Title: Null Model Methods for Cluster Analysis of Gene Expression Data
Speaker: Dr. Brian Munneke
Place: LAEB 2280; October 30, 2001, Tuesday, 4:30pm


Recent microarray innovations in molecular biology allow the biologist to quantitate the amount of gene activity resulting from various experimental conditions. Experiments employing microarrays can be used to monitor thousands of genes simultaneously across several treatment conditions. The vast amount of data coupled with the inherent variation present in the microarray technology provides many opportunities for statisticians to contribute to both the analysis and interpretation of these data. A common approach for exploratory analysis of these data is cluster analysis, where the intention of the biologist is to uncover regulatory relationships between genes.
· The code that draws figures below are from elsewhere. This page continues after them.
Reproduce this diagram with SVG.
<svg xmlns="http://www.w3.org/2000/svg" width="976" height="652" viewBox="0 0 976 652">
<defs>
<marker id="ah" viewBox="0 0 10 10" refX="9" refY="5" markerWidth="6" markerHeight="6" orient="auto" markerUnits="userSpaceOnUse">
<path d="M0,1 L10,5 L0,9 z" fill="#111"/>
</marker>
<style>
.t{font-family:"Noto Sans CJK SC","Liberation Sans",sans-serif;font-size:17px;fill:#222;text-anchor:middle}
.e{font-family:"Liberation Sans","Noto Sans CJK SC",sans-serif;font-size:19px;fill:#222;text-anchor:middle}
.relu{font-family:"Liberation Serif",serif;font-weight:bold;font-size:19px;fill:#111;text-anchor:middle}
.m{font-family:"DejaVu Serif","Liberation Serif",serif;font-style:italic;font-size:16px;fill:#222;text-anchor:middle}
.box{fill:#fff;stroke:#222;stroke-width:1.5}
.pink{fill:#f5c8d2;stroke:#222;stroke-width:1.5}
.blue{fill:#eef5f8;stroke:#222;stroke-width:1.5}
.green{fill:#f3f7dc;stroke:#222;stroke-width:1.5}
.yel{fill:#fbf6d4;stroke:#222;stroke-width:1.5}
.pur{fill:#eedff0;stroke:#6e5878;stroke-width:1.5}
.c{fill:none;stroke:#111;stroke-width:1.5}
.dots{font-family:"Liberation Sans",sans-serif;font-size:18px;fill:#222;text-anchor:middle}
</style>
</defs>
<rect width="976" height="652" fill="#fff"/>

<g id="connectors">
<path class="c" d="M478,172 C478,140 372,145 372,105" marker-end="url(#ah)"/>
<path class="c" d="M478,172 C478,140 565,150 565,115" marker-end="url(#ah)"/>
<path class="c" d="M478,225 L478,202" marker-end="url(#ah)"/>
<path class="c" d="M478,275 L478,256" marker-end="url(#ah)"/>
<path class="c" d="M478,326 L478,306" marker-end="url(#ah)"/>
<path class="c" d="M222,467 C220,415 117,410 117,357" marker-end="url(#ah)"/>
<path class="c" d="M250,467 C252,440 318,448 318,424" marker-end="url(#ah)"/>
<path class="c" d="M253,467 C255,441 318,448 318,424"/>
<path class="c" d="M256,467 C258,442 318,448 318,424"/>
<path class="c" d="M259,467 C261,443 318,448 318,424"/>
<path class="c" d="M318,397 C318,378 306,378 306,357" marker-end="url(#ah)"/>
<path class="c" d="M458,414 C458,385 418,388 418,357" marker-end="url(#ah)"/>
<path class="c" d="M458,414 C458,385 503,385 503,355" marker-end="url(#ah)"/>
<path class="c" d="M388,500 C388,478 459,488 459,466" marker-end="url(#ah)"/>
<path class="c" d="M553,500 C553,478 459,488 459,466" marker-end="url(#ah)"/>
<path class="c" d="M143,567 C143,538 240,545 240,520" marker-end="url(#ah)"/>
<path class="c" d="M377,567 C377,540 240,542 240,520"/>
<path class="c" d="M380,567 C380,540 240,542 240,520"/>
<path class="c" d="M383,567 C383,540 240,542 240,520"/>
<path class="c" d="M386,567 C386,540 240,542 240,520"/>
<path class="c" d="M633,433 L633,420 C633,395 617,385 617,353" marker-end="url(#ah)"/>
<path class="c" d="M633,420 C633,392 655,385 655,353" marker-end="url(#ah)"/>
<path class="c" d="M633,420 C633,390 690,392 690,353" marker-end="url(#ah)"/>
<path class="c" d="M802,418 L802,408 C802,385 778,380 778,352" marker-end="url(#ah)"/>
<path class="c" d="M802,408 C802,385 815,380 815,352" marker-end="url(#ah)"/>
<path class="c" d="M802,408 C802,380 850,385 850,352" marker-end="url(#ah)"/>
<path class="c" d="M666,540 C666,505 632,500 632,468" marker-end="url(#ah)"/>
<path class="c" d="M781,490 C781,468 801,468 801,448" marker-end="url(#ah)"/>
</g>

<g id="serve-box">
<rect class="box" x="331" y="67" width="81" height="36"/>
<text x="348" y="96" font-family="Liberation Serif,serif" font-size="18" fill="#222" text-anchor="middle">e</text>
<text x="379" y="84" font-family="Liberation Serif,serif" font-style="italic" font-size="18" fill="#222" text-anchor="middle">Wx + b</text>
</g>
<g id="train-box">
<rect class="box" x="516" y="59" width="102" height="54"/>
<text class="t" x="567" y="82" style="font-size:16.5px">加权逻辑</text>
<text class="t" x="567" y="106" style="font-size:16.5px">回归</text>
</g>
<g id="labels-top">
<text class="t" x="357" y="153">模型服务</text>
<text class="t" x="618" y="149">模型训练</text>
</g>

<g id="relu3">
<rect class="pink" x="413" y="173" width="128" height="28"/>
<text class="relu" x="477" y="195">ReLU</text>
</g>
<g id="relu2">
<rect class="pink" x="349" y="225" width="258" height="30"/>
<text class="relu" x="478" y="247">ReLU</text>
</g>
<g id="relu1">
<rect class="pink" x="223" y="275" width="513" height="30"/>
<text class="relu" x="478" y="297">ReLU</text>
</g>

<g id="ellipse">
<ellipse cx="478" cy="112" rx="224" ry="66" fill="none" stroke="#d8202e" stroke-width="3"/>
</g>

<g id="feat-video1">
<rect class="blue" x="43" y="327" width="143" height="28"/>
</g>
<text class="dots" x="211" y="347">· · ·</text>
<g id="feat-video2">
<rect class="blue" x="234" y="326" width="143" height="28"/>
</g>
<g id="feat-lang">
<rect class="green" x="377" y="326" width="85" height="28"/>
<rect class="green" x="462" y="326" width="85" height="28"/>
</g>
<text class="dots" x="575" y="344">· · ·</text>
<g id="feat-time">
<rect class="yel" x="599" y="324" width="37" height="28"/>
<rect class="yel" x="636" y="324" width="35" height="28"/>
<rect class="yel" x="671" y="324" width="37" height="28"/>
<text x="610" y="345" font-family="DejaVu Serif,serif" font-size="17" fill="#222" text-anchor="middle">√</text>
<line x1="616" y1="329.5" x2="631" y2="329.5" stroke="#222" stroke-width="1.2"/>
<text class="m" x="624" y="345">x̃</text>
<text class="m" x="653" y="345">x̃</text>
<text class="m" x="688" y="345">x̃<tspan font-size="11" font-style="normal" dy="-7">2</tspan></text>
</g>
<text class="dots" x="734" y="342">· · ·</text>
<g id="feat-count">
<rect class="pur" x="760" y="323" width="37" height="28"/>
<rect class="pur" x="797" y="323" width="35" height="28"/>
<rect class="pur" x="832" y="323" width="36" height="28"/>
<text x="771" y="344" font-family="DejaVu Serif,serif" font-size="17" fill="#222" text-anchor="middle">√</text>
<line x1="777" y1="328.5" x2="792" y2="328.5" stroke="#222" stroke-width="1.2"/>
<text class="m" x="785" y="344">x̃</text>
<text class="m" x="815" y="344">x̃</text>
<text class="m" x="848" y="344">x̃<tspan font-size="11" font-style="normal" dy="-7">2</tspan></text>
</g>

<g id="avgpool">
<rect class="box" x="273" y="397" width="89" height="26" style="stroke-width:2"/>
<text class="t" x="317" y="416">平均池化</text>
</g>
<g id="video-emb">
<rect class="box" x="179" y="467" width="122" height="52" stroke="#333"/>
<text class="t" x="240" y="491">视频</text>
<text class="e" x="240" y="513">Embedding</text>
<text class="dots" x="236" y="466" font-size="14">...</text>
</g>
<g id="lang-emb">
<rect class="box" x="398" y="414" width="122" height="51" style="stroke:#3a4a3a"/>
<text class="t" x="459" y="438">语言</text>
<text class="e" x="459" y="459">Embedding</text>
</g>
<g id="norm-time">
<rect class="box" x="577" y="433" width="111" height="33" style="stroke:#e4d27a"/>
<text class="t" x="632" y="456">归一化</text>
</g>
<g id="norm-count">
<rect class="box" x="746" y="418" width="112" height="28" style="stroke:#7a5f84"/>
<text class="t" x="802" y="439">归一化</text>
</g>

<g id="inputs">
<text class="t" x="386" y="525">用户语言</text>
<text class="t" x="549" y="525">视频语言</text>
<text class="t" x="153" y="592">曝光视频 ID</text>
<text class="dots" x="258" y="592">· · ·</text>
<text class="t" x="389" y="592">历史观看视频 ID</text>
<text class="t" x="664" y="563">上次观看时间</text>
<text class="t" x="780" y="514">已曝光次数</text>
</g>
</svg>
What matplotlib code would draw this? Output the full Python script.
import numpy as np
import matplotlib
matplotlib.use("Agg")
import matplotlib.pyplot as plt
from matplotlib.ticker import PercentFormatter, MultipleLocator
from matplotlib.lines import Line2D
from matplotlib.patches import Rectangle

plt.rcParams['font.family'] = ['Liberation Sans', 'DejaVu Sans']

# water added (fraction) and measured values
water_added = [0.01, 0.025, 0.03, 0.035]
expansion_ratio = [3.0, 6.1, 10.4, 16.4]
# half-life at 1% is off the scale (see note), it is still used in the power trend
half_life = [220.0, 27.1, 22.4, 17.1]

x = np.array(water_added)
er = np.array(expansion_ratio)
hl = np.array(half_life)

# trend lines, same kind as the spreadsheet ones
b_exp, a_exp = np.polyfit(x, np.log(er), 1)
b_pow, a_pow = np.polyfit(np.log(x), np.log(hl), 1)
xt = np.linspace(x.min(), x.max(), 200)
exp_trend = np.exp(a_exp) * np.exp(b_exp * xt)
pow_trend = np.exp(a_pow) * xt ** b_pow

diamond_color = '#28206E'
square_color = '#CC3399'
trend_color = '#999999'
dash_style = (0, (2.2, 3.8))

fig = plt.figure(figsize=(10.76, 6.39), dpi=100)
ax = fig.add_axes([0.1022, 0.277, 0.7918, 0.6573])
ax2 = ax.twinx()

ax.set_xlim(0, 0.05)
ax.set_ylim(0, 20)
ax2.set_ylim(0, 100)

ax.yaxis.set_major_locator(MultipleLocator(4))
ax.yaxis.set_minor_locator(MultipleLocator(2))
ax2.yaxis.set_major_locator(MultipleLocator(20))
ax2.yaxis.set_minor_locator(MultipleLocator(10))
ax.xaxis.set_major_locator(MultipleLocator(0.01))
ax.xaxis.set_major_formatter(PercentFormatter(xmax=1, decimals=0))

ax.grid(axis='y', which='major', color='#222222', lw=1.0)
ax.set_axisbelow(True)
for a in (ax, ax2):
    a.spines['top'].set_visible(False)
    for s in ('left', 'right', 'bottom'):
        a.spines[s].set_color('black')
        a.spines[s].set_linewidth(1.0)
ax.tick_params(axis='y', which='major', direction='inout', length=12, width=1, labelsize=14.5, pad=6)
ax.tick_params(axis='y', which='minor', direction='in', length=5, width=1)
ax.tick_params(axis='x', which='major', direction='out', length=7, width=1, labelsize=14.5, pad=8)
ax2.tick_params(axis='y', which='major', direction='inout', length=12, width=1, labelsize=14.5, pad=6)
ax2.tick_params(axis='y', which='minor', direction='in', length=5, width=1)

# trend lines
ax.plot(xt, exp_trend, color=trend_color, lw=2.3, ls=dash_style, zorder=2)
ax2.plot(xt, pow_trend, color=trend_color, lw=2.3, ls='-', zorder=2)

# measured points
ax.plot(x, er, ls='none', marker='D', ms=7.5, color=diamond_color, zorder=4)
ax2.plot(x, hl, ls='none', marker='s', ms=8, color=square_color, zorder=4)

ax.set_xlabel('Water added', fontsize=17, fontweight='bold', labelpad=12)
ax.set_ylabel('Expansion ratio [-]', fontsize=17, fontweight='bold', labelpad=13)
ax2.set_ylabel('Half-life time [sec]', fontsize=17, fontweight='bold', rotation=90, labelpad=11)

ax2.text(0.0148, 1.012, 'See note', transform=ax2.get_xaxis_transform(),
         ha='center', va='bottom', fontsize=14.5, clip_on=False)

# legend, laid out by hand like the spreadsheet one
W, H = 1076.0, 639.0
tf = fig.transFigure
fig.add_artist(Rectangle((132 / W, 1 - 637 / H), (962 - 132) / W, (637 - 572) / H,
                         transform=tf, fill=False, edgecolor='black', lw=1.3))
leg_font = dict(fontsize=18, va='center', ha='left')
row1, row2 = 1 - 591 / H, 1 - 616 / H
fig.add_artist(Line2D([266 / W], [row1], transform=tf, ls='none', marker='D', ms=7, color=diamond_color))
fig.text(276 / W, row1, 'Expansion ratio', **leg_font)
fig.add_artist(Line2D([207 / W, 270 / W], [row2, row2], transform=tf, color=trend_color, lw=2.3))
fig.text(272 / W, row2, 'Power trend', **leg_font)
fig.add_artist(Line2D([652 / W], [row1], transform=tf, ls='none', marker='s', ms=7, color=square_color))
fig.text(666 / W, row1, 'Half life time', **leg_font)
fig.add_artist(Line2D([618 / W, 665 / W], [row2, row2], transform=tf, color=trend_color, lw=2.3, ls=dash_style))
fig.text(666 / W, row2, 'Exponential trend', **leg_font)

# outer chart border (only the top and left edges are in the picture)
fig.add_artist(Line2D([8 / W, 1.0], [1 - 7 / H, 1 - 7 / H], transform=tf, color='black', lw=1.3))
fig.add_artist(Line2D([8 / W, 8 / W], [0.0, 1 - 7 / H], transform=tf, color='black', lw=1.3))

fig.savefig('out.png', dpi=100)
The experimental variation present in microarray technology causes concern among researchers and calls into question the stability of clusters derived from the gene expression profiles, as well as the inferred co-regulatory relationships. Motivated by the need to investigate the statistical implications of this variation, a methodology for statistically validating cluster structure will be presented. This investigation includes a new dissimilarity measure, based on a penalized cosine of the angle, used in clustering algorithms, and two approaches that independently produce the null space representations of the gene expression profiles. Incorporation of these null model methodologies with cluster analysis of gene expression data provides an assessment of how close any suggested cluster group structure is to what would be expected by random association.